Perhaps some of the most annoying bugs to fix are charset encoding failures. If you’ve ever had to make an application that supports non-latin characters (and these days any serious application should) you probably know what I’m talking about. This is the kind of problem that you don’t learn to fix until you’ve experienced it yourself a few times, and sometimes it’s actually quite difficult to do so as any part of the application could be the culprit. It can even be some part that you yourself did not make.
![]()
It’s important to realize that most of these problems can be avoided by making sure everything is correctly stored into the database. It’s a bad thing to do any kind of character conversion upon retrieving data. (What if you also get the data at some other part of the application and forget to do the conversion there? What if the encoding changes yet again?) However, the problem cannot be solved just by making sure your cols are encoded in UTF8: you must make sure the connection itself is in UTF8, too. This is where set names comes in.

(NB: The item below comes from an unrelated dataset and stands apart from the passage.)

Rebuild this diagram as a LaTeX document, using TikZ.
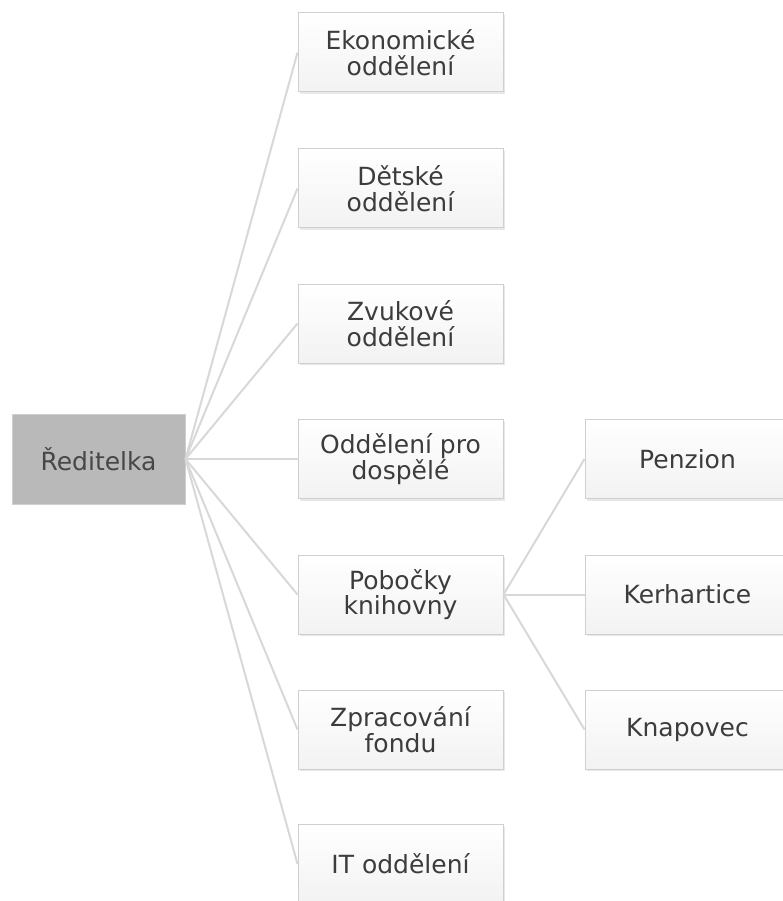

mysql> create database `a`;
Query OK, 1 row affected (0.07 sec)
mysql> use `a`;
Database changed
mysql> create table `test` ( `str` varchar(255) ) default charset=utf8;
Query OK, 0 rows affected (0.09 sec)
mysql> set names 'utf8';
Query OK, 0 rows affected (0.04 sec)
mysql> insert into `test` ( `str` ) values ( 'ä' );
Query OK, 1 row affected (0.03 sec)
mysql> set names 'latin1';
Query OK, 0 rows affected (0.00 sec)
mysql> insert into `test` ( `str` ) values ( 'ä' );
Query OK, 1 row affected (0.00 sec)
mysql> set names 'utf8';
Query OK, 0 rows affected (0.00 sec)
mysql> select `str` from `test`;
+------+
| str |
+------+
| ä |
| ä |
+------+
2 rows in set (0.00 sec)
As you can see, even though we wanted to insert the UTF8 string "ä" into the UTF8 column str, the data ended up being malformed under the latin1 connection.
Of course, this is only one possibility, but one that I’ve found to be the cause quite often. Keep in mind that you may not experience this problem until you deploy, as the server’s default connection might use a different encoding than your local server’s.